Friday, January 06, 2006

A Whole New Year to Screw Up!

Happy New Year, everybody! Here's hoping it looks like a bright shiny penny all year.

My holidays were good, the conference in DC was good, DC itself was AWESOMELY awesome, and newe years was low key and pleasant. Hope yours was, too.


Now onto the bitching. Bush and Co. are jetsetting around today and tomorrow to deliver speeches about how fantastically the economy is going. I'm afraid I have to call bullshit on that one, having just spent the holidays with people who are not CEOs, think-tank employees, or Congress people. Three of my relatives got laid off this year; two of them had worked for their companies more than 10 years. Another cousin works for miminum wage at a job that gives her enough hours that she's not eligible for foodstamps, but not enough hours to give her insurance. Fortunately, having a baby this year will enable her to get government assistance for health care. That's messed up.

We did Christmas dinner buffet-style, because three family members had to work on Christmas day. Different shifts, of course.

My mom's job is being "restructured." She can reapply for her own position, but because hiring is based on seniority and job class, there's no guarantee she'll get it. Other employees of higher classes are worried about their own jobs and are likely to apply. She's been there more than 15 years. If she does not get the job, she will be asked to train her replacements before she leaves.
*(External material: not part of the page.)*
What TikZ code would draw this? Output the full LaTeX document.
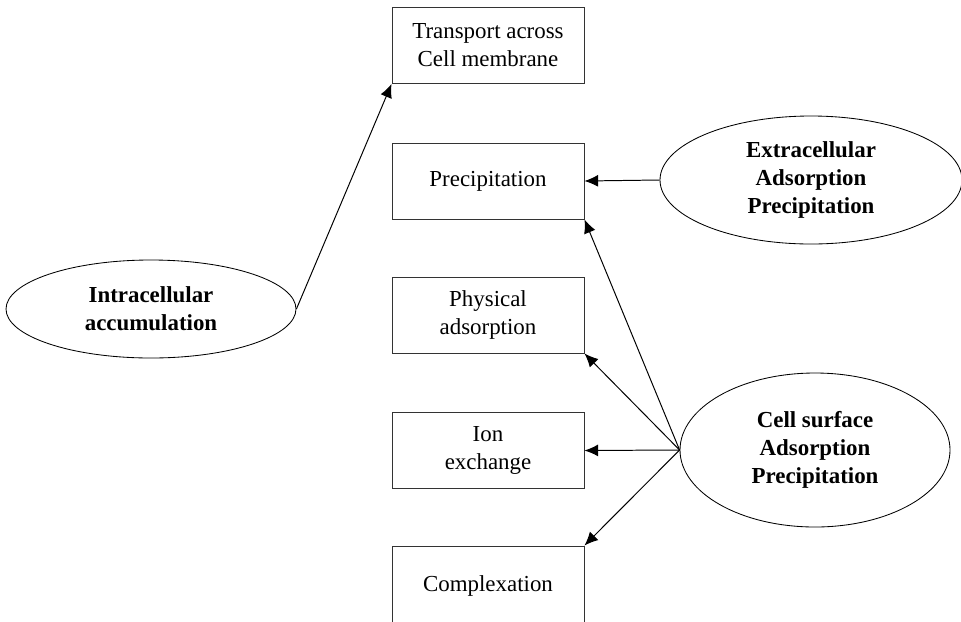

My dad has been told, off the record, that if he doesn't accept early retirement from the place he's worked since he was 18, he will find his performace reviews drop each year until he is eventually fired for performance reasons. He is 54. He is not eligible to draw social security benefits for another nine years.

According to an awesome letter put out by the United Auto Workers, "The hourly wages of average workers are 11 percent lower than they were back in 1973, adjusted for inflation, despite rising worker productivity. CEO pay, by contrast, has skyrocketed -- up a median 30 percent in 2004 alone in The Corporate Library survey of 2,000 large companies."

So thanks, six-figure politicians and lobbyists, for letting me know how damn healthy the economy is. It's just too bad food stamps don't cover the champagne to toast you with.